News: America's Got Brandy
Is it that nothing else is on, or is NBC's "America's Got Talent" really that entertaining?
The show's weekly dominance in the ratings proves people are turning in by the millions each week, prompting NBC to announce the green light for a second season. But would those same viewers run home to watch such acts as yodelers, grown men placing themselves into giant bubbles, fools laying on nails, ventriloquists, jugglers and Rappin' Granny if the show aired in the fall opposite some real (and not reality) competition?
"My four-year-old is the biggest fan of the show," said Brandy, one of the show's judges, during its session at the Television Critics Association press tour last month. "She loves seeing different things. Because children, they just like new things all the time. So she's like, at the TV, just smiling and excited all the time."
If anything, "America's Got Talent" has been credited as one of the few shows in primetime that the whole family can watch together. Executive produced by "American Idol" judge Simon Cowell, it borrows all of "Idol's" winning elements: a surly British judge who tells it like it is, a warm-hearted African American female judge who takes a more supportive tone when criticizing the talent, and an affable third judge who keeps a smile on his face and plays to the audience.
Nestled in the middle chair between judges Piers Morgan and David Hasselhoff, Brandy says she enjoys getting to "speak her mind" about the spectacles that unfurl before her - that's if she doesn't smack the buzzer midway through to end things early.
Her strategy in judging talent? "I just try to stay in my own lane, I just try to stick with my opinion," Brandy says. "I don't want to be influenced by anyone else. That's really what I'm working on, just confirming what I say and sticking to it. Because, sometimes you do get influenced by sympathy and you don't want to hurt people's feelings."

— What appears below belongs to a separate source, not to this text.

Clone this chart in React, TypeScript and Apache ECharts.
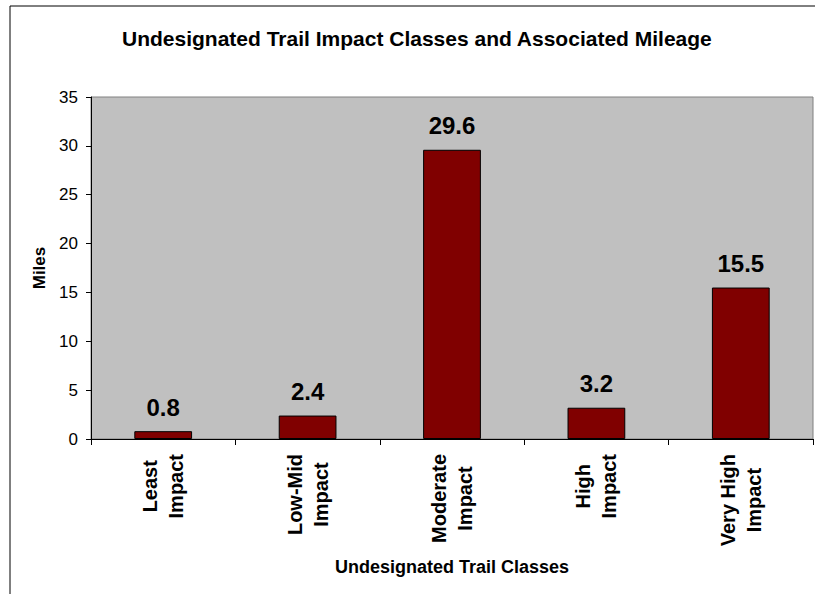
import React, { useEffect, useRef } from "react";
import * as echarts from "echarts";

const title = "Undesignated Trail Impact Classes and Associated Mileage";
const categories = ["Least\nImpact", "Low-Mid\nImpact", "Moderate\nImpact", "High\nImpact", "Very High\nImpact"];
const miles = [0.8, 2.4, 29.6, 3.2, 15.5];
const xAxisName = "Undesignated Trail Classes";
const yAxisName = "Miles";
const yMin = 0;
const yMax = 35;
const yInterval = 5;

const FONT = "Liberation Sans, Arial, sans-serif";

export default function App() {
  const ref = useRef<HTMLDivElement>(null);
  useEffect(() => {
    if (!ref.current) return;
    const chart = echarts.init(ref.current, null, { renderer: "svg" });
    chart.setOption({
      animation: false,
      backgroundColor: "#ffffff",
      textStyle: { fontFamily: FONT },
      title: {
        text: title,
        left: 117,
        top: 23,
        textStyle: { fontFamily: FONT, fontSize: 21, fontWeight: "bold", color: "#000" },
      },
      graphic: [
        {
          type: "rect",
          shape: { x: 10, y: 6, width: 1000, height: 1000 },
          style: { fill: "none", stroke: "#000", lineWidth: 1 },
          silent: true,
        },
      ],
      grid: {
        left: 91,
        right: 2,
        top: 97,
        bottom: 155,
        show: true,
        backgroundColor: "#C0C0C0",
        borderColor: "#808080",
        borderWidth: 1,
      },
      xAxis: {
        type: "category",
        data: categories,
        name: xAxisName,
        nameLocation: "middle",
        nameGap: 119,
        nameTextStyle: { fontFamily: FONT, fontSize: 18, fontWeight: "bold", color: "#000" },
        axisLine: { show: true, lineStyle: { color: "#000", width: 1 } },
        axisTick: { show: true, length: 6, alignWithLabel: false, lineStyle: { color: "#000" } },
        axisLabel: {
          rotate: 90,
          margin: 15,
          interval: 0,
          fontFamily: FONT,
          fontSize: 20,
          fontWeight: "bold",
          color: "#000",
          lineHeight: 26,
          formatter: (v: string) => v.split("\n").map((s) => `{c|${s}}`).join("\n"),
          rich: {
            c: {
              fontFamily: FONT,
              fontSize: 20,
              fontWeight: "bold",
              color: "#000",
              align: "center",
              lineHeight: 26,
            },
          },
        },
        splitLine: { show: false },
      },
      yAxis: {
        type: "value",
        min: yMin,
        max: yMax,
        interval: yInterval,
        name: yAxisName,
        nameLocation: "middle",
        nameRotate: 90,
        nameGap: 43,
        nameTextStyle: { fontFamily: FONT, fontSize: 17, fontWeight: "bold", color: "#000" },
        axisLine: { show: true, lineStyle: { color: "#000", width: 1 } },
        axisTick: { show: true, length: 5, lineStyle: { color: "#000" } },
        axisLabel: { margin: 13, fontFamily: FONT, fontSize: 17, color: "#000" },
        splitLine: { show: false },
      },
      series: [
        {
          type: "bar",
          data: miles,
          barWidth: "40%",
          itemStyle: { color: "#800000", borderColor: "#000", borderWidth: 1 },
          label: {
            show: true,
            position: "top",
            distance: 12,
            fontFamily: FONT,
            fontSize: 24,
            fontWeight: "bold",
            color: "#000",
            formatter: (p: any) => String(p.value),
          },
        },
      ],
    });
    return () => chart.dispose();
  }, []);
  return (
    <div
      ref={ref}
      style={{ position: "fixed", left: 0, top: 0, width: 815, height: 594 }}
    />
  );
}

The show will make one winning act a million dollars richer, but for Brandy - who hasn't seen this much industry interest in her since "Moesha" went off the air in 2001 - the experience has been priceless.
"I've had so many different things come my way," Brandy told us after "Talent's" TCA panel. "I'm happy about it because it's a lot of fashion stuff. I just did a fashion shoot with OK magazine that I was really excited about because I've never looked like that before. I was like, ‘Oh my God. I need to do more fashion shoots. This is so much fun.'"
While promoting "America's Got Talent," which ends its first season on Aug. 16, Brandy was also able to do several talk shows, and thereby, take further advantage of the sudden returning spotlight. The 27-year-old single mom was one of the first to sit in Star Jones Reynolds' vacated seat on "The View" and had a rather precarious exchange with Barbara Walters that left many African American female viewers uncomfortable. Brandy had barely taken her seat before Walters stuck her fingers in the girl's curly shoulder-length locks and asked if the hair was hers.
"I was like, ‘Let me think of something to come back with, ‘cause she ‘bout to ask me something that I'll have to have a comeback,'" Brandy said, channeling the hood ever-so-slightly. "And when she asked me what I knew she was going to ask me, I had a comeback and it worked."
After a few "uh...uhs...," Brandy looked at Barbara on her right, rolled her eyes toward Joy Behar on her left and said, "It ain't a wig. ...Okaaay?"
"The audience loved it, the people laughed and I felt good about it," Brandy said. But the experience may not be enough to encourage the McComb, Mississippi native to take a permanent position on the morning chatfest, should Walters extend the offer.
"Just out of honor for the fact that Barbara Walters is a legend, I would really have to give that some serious thought," Brandy said of the hypothetical situation. "But, when I think about it to myself, it's just really a tough commitment to put myself into because of everything I want to do. I can't tour and be the music artist I want to be if I do ‘The View.' I definitely can't do ‘Got Talent' and all of the other things I want to do."
One thing Brandy's been dying to do for years is nab a starring role on the Great White Way.
"I have a great idea for a musical that I really, really wanna do," she tells us. "And before I retire, which is I don't know when, I wanna do Broadway."
Brandy says she's not sure when she'll get back to doing music, but it still ranks as her first love and she always has it in the back of her mind.
"That's what makes me happy the most," she explains. "I can't wait to get back into it. It would just complete everything that's going on in my life right now."